"Aren't you exhausted?" Jenn asked as I waited for yet another kettle of water to boil.
I laughed, wanly, perhaps, because I had just decided that I was going to begin this post with the line, "I am so tired."
Reckoned simply according to hours, there's nothing unusual about the amount of work I am doing this week, but Jenn's question reminds me that I have good reason to be tired this semester. Two weeks ago I was spent several 15-hour days working on dissertation revisions, and last week, while it brought a break from Coleridge and MacDonald and literary tradition, was soon full of cover letters for job applications and essays to grade.
I don't write this as a complaint. I love my work and know that I am privileged to make my living as a scholar and a teacher. However, Jenn's question has set me thinking about how I work, and how my work habits shape my understanding of home.

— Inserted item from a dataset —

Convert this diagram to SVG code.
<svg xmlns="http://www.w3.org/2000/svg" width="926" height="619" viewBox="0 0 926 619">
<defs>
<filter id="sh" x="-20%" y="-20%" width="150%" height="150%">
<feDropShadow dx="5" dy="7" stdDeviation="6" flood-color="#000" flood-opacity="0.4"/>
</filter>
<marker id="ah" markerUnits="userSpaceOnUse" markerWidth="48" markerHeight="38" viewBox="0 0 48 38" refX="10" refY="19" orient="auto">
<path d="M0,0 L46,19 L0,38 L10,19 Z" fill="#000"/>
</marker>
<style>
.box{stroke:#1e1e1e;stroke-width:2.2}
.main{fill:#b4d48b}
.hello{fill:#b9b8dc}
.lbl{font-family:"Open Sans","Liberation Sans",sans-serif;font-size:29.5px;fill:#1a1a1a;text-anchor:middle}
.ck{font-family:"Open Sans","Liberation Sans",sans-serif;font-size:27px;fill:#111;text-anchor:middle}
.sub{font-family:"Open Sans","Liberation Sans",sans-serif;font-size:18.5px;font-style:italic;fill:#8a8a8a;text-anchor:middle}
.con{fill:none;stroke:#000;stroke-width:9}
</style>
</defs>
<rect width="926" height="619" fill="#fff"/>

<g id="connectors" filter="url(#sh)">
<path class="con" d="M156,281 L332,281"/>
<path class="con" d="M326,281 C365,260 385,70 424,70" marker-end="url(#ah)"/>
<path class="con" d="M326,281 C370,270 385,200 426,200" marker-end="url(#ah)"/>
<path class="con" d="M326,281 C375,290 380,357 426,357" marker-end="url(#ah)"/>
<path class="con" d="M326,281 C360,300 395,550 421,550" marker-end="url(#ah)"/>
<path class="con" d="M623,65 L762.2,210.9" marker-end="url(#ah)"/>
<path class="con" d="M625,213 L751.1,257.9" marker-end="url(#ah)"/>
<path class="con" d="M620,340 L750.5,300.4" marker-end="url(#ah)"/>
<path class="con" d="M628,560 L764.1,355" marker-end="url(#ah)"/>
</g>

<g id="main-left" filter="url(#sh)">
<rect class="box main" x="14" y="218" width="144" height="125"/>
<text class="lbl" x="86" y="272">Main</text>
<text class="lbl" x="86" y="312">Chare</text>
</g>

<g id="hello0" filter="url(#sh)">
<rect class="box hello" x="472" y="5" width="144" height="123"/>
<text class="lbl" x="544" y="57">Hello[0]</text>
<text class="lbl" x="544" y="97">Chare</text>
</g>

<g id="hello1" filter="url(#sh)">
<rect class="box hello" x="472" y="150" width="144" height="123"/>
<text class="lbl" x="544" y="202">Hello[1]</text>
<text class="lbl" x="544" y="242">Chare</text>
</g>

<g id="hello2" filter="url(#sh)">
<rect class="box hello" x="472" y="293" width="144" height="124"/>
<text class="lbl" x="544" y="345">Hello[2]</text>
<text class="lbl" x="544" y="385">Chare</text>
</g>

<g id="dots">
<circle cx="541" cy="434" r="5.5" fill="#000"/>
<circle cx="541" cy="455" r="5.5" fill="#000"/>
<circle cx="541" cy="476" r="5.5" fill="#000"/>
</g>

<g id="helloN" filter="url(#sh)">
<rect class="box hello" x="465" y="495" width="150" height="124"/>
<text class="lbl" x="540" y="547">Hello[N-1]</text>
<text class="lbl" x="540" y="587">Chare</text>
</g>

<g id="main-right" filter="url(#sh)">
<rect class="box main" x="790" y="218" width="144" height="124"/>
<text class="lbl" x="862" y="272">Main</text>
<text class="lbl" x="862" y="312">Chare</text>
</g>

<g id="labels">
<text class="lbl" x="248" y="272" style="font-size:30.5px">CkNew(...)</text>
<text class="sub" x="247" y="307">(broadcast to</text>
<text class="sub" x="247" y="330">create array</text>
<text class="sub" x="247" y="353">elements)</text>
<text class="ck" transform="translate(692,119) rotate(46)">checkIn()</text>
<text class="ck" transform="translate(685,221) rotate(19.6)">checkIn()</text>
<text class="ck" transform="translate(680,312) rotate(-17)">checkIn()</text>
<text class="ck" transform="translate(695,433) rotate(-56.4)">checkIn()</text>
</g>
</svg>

As the child of campus ministers, I did not grow up with any concept of a separation between work and home. When your dining room is piled with monthly reports, and students knock on the porch for counsel at 2 o'clock in the morning, being at home is also being at work. My adult life has also lacked these divisions. Especially when I lived in a two-room apartment, establishing separate spaces for work and rest became very difficult. As I have moved through graduate school, I have tried to learn how to make home a space for both work and rest. The work part is easy. I come home trailing lesson plans, and my dissertation haunts every bookshelf.

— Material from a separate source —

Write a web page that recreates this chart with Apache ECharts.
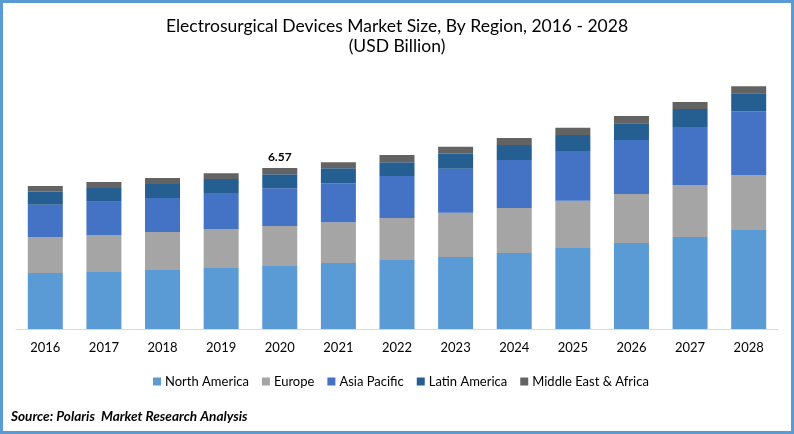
<!DOCTYPE html>
<html>
<head>
<meta charset="utf-8">
<style>
  html, body { margin: 0; padding: 0; background: #fff; }
  #main { width: 794px; height: 434px; }
</style>
<script src="https://cdn.jsdelivr.net/npm/echarts@6/dist/echarts.min.js"></script>
</head>
<body>
<div id="main"></div>
<script>
// values (USD billion)
const years = ['2016', '2017', '2018', '2019', '2020', '2021', '2022', '2023', '2024', '2025', '2026', '2027', '2028'];
const northAmerica = [2.29, 2.33, 2.41, 2.49, 2.57, 2.69, 2.82, 2.94, 3.10, 3.31, 3.51, 3.76, 4.04];
const europe = [1.47, 1.51, 1.55, 1.59, 1.63, 1.67, 1.71, 1.80, 1.84, 1.92, 2.00, 2.12, 2.24];
const asiaPacific = [1.31, 1.35, 1.39, 1.47, 1.55, 1.59, 1.71, 1.80, 1.96, 2.04, 2.20, 2.37, 2.61];
const latinAmerica = [0.53, 0.57, 0.57, 0.57, 0.57, 0.61, 0.57, 0.61, 0.61, 0.65, 0.69, 0.73, 0.73];
const middleEastAfrica = [0.24, 0.24, 0.24, 0.24, 0.25, 0.25, 0.29, 0.29, 0.29, 0.29, 0.29, 0.29, 0.29];
const labelYear = '2020';
const labelValue = '6.57';

const font = 'Lato';
const chart = echarts.init(document.getElementById('main'));

function barSeries(name, values, color) {
  return {
    name: name,
    type: 'bar',
    stack: 'total',
    barWidth: 35,
    itemStyle: { color: color },
    data: values
  };
}

const topSeries = barSeries('Middle East & Africa', middleEastAfrica, '#636363');
topSeries.label = {
  show: true,
  position: 'top',
  distance: 5,
  fontFamily: font,
  fontSize: 12,
  fontWeight: 'bold',
  color: '#000',
  // only one total is printed in the picture
  formatter: function (p) {
    return p.name === labelYear ? labelValue : '';
  }
};

chart.setOption({
  animation: false,
  backgroundColor: '#fff',
  title: {
    text: 'Electrosurgical Devices Market Size, By Region, 2016 - 2028\n(USD Billion)',
    left: 397,
    top: 16,
    padding: 0,
    textAlign: 'center',
    textStyle: {
      fontFamily: font,
      fontSize: 17.5,
      fontWeight: 'normal',
      color: '#000',
      lineHeight: 20
    }
  },
  legend: {
    left: 148,
    top: 370,
    itemWidth: 8,
    itemHeight: 8,
    itemGap: 13,
    icon: 'rect',
    textStyle: { fontFamily: font, fontSize: 13, color: '#000', padding: [0, 0, 0, -1] },
    data: ['North America', 'Europe', 'Asia Pacific', 'Latin America', 'Middle East & Africa']
  },
  grid: { left: 16, right: 16, top: 84, height: 245 },
  xAxis: {
    type: 'category',
    data: years,
    axisLine: { lineStyle: { color: '#d9d9d9', width: 1 } },
    axisTick: { show: false },
    axisLabel: { fontFamily: font, fontSize: 13, color: '#000', margin: 12 }
  },
  yAxis: { type: 'value', min: 0, max: 10, show: false, splitLine: { show: false } },
  series: [
    barSeries('North America', northAmerica, '#5b9bd5'),
    barSeries('Europe', europe, '#a5a5a5'),
    barSeries('Asia Pacific', asiaPacific, '#4472c4'),
    barSeries('Latin America', latinAmerica, '#255e91'),
    topSeries
  ],
  graphic: [
    {
      type: 'rect',
      shape: { x: 1.5, y: 1.5, width: 791, height: 431 },
      style: { fill: 'none', stroke: '#5b9bd5', lineWidth: 3 },
      silent: true
    },
    {
      type: 'text',
      left: 11,
      top: 410,
      style: {
        text: 'Source: Polaris  Market Research Analysis',
        fontFamily: font,
        fontSize: 13.6,
        fontWeight: 'bold',
        fontStyle: 'italic',
        fill: '#000'
      }
    }
  ]
});
</script>
</body>
</html>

"But how do you do it?" Jenn asked as I poured the now-hot water over the tea leaves. "How do you keep these hours every day?"
|This happens at nearly every party I attend.|
And I have been intentional. As I tried to answer Jenn, a number of coping strategies came to mind. I keep Sundays as a Sabbath from any kind of school work or business. If I am working from home, I keep grading and dissertation work in the office, away from my bedroom. I go for walks, do yoga, ride my bicycle. I schedule time with friends. I even indulge in the blissful numbness of television every once in a while.

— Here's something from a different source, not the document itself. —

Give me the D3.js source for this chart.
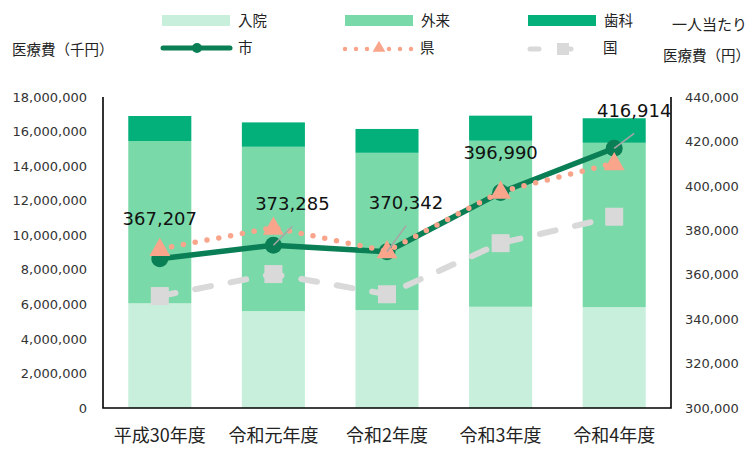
<!DOCTYPE html>
<html>
<head>
<meta charset="utf-8">
<script src="https://cdn.jsdelivr.net/npm/d3@7"></script>
<style>
	body { margin: 0; background: #fff; }
	svg { display: block; }
	.tick-label { font-family: "DejaVu Sans", Verdana, sans-serif; font-size: 13px; fill: #333; }
	.cjk { font-family: "Noto Sans CJK JP", sans-serif; fill: #222; }
	.data-label { font-family: "DejaVu Sans", Verdana, sans-serif; font-size: 18px; fill: #111; }
</style>
</head>
<body>
<div id="svg-container"></div>
<script>
// categories and values (medical cost in 千円, per-capita in 円)
var categories = ['平成30年度', '令和元年度', '令和2年度', '令和3年度', '令和4年度'];
var inpatient  = [6060000, 5610000, 5670000, 5860000, 5840000];
var outpatient = [9390000, 9510000, 9100000, 9610000, 9510000];
var dental     = [1450000, 1410000, 1380000, 1450000, 1420000];
var cityPer    = [367207, 373285, 370342, 396990, 416914];
var prefPer    = [371600, 381200, 370600, 397400, 410200];
var nationPer  = [350400, 360300, 351200, 374200, 386100];
var leftTicks  = [0, 2000000, 4000000, 6000000, 8000000, 10000000, 12000000, 14000000, 16000000, 18000000];
var rightTicks = [300000, 320000, 340000, 360000, 380000, 400000, 420000, 440000];

// label placement relative to the 市 point, [dx, dy, leader line?]
var labelOffsets = [[0, -40, false], [19, -42, true], [19, -49, true], [0, -40, false], [20, -38, true]];

var W = 754, H = 450;
var plotL = 103, plotR = 671, plotT = 97, plotB = 408;

var svg = d3.select('#svg-container').append('svg')
	.attr('width', W)
	.attr('height', H);

svg.append('rect').attr('width', W).attr('height', H).attr('fill', '#fff');

var x = d3.scaleBand()
	.domain(categories)
	.range([plotL, plotR])
	.paddingInner(0.445)
	.paddingOuter(0.2225);

var yL = d3.scaleLinear().domain([0, 18000000]).range([plotB, plotT]);
var yR = d3.scaleLinear().domain([300000, 440000]).range([plotB, plotT]);

var fmt = d3.format(',');

// stacked bars
var rows = categories.map(function(c, i) {
	return { cat: c, inpatient: inpatient[i], outpatient: outpatient[i], dental: dental[i] };
});
var keys = ['inpatient', 'outpatient', 'dental'];
var barColors = { inpatient: '#c8efdb', outpatient: '#79d9a8', dental: '#03b07a' };
var stacked = d3.stack().keys(keys)(rows);

svg.append('g').selectAll('g')
	.data(stacked)
	.enter()
	.append('g')
	.attr('fill', function(d){ return barColors[d.key] })
	.selectAll('rect')
	.data(function(d){ return d })
	.enter()
	.append('rect')
	.attr('x', function(d){ return x(d.data.cat) })
	.attr('width', x.bandwidth())
	.attr('y', function(d){ return yL(d[1]) })
	.attr('height', function(d){ return yL(d[0]) - yL(d[1]) });

// axes
var axL = d3.axisLeft(yL).tickValues(leftTicks).tickSize(0).tickPadding(16).tickFormat(fmt);
var gL = svg.append('g').attr('transform', 'translate(' + plotL + ',0)').call(axL);
gL.select('.domain').remove();
gL.selectAll('text').attr('class', 'tick-label').attr('fill', null);

var axR = d3.axisRight(yR).tickValues(rightTicks).tickSize(0).tickPadding(14).tickFormat(fmt);
var gR = svg.append('g').attr('transform', 'translate(' + plotR + ',0)').call(axR);
gR.select('.domain').remove();
gR.selectAll('text').attr('class', 'tick-label').attr('fill', null);

var axB = d3.axisBottom(x).tickSize(0).tickPadding(21);
var gB = svg.append('g').attr('transform', 'translate(0,' + plotB + ')').call(axB);
gB.select('.domain').remove();
gB.selectAll('text').attr('class', 'cjk').style('font-size', '18px').attr('fill', null);

var axisPath = 'M' + plotL + ',' + plotT + 'V' + plotB + 'H' + plotR + 'V' + plotT;
svg.append('path').attr('d', axisPath).attr('fill', 'none').attr('stroke', '#000').attr('stroke-width', 1.6);

// lines
function pts(arr) {
	return arr.map(function(v, i){ return [x(categories[i]) + x.bandwidth() / 2, yR(v)] });
}
var line = d3.line();

var natPts = pts(nationPer), cityPts = pts(cityPer), prefPts = pts(prefPer);

svg.append('path').attr('d', line(natPts)).attr('fill', 'none')
	.attr('stroke', '#d9d9d9').attr('stroke-width', 6)
	.attr('stroke-dasharray', '16 20').attr('stroke-linecap', 'round');
svg.append('g').selectAll('rect').data(natPts).enter().append('rect')
	.attr('x', function(d){ return d[0] - 9 }).attr('y', function(d){ return d[1] - 9 })
	.attr('width', 18).attr('height', 18).attr('fill', '#d9d9d9');

svg.append('path').attr('d', line(cityPts)).attr('fill', 'none')
	.attr('stroke', '#0a7f55').attr('stroke-width', 5.5).attr('stroke-linejoin', 'round');
svg.append('g').selectAll('circle').data(cityPts).enter().append('circle')
	.attr('cx', function(d){ return d[0] }).attr('cy', function(d){ return d[1] })
	.attr('r', 8.5).attr('fill', '#0a7f55');

svg.append('path').attr('d', line(prefPts)).attr('fill', 'none')
	.attr('stroke', '#f8a58c').attr('stroke-width', 5.5)
	.attr('stroke-dasharray', '0 12').attr('stroke-linecap', 'round');
var tri = d3.symbol().type(d3.symbolTriangle).size(190);
svg.append('g').selectAll('path').data(prefPts).enter().append('path')
	.attr('d', tri)
	.attr('transform', function(d){ return 'translate(' + d[0] + ',' + (d[1] + 1) + ')' })
	.attr('fill', '#f8a58c');

// data labels for 市
cityPts.forEach(function(p, i) {
	var o = labelOffsets[i];
	var lx = p[0] + o[0], ly = p[1] + o[1];
	if (o[2]) {
		svg.append('line')
			.attr('x1', p[0]).attr('y1', p[1])
			.attr('x2', lx).attr('y2', ly + 23)
			.attr('stroke', '#a6a6a6').attr('stroke-width', 1.5);
	}
	svg.append('text')
		.attr('class', 'data-label')
		.attr('x', lx).attr('y', ly)
		.attr('text-anchor', 'middle')
		.attr('dominant-baseline', 'central')
		.text(fmt(cityPer[i]));
});

// legend
var lg = svg.append('g');
function legendText(tx, ty, label, size) {
	lg.append('text').attr('class', 'cjk').attr('x', tx).attr('y', ty)
		.attr('dominant-baseline', 'central').style('font-size', (size || 14.5) + 'px').text(label);
}
[['入院', 162, barColors.inpatient], ['外来', 345, barColors.outpatient], ['歯科', 528, barColors.dental]]
	.forEach(function(d) {
		lg.append('rect').attr('x', d[1]).attr('y', 15).attr('width', 68).attr('height', 11).attr('fill', d[2]);
		legendText(d[1] + 76, 19, d[0]);
	});

lg.append('line').attr('x1', 163).attr('x2', 230).attr('y1', 48).attr('y2', 48)
	.attr('stroke', '#0a7f55').attr('stroke-width', 5).attr('stroke-linecap', 'round');
lg.append('circle').attr('cx', 197).attr('cy', 48).attr('r', 5).attr('fill', '#0a7f55');
legendText(238, 46, '市');

lg.append('line').attr('x1', 345).attr('x2', 413).attr('y1', 49).attr('y2', 49)
	.attr('stroke', '#f8a58c').attr('stroke-width', 4.5)
	.attr('stroke-dasharray', '0 11').attr('stroke-linecap', 'round');
lg.append('path').attr('d', d3.symbol().type(d3.symbolTriangle).size(70))
	.attr('transform', 'translate(379,48)').attr('fill', '#f8a58c');
legendText(420, 46, '県');

lg.append('line').attr('x1', 530).attr('x2', 581).attr('y1', 49).attr('y2', 49)
	.attr('stroke', '#d9d9d9').attr('stroke-width', 5)
	.attr('stroke-dasharray', '9 23').attr('stroke-linecap', 'round');
lg.append('rect').attr('x', 557).attr('y', 43).attr('width', 12).attr('height', 12).attr('fill', '#d9d9d9');
legendText(603, 46, '国');

legendText(12, 48, '医療費（千円）');
legendText(672, 23, '一人当たり', 15);
legendText(663, 54, '医療費（円）');
</script>
</body>
</html>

Some days, however, these things are not enough to give me the joy, peace, and strength that I know are the fruit of real rest. Although I know it is healthy and humble to stop working at least a little while before bed, I still feel guilty whenever I put my papers or books away before ten or eleven. Pride and anxiety often compel me to work more than is wise or even effective, and my to-do lists nearly always overestimate the number of hours in a day. As a single person, I can sustain days and days or work because few people think they have the right to demand that I stop and spend time with them. I like to think that when I am done done grading this next set of essays, or done with job applications, or done writing my dissertation, that I will rest. But those are treacherous thoughts. I need to learn to rest now. Matthew 11.28 says, "Come unto me, all ye that labour and are heavy laden, and I will give you rest." I want to know what that rest. I want to surrender to it and find myself renewed. I want to ponder that invitation, to feel the cool smooth weight of it like pearls in my hand.
But that will have to wait for another day. Tonight, I am too tired to think clearly about how to rest well, and there is still work left to do.
Is a home a place of rest for you? Is resting from work ever a challenge? How do you build rest into your life?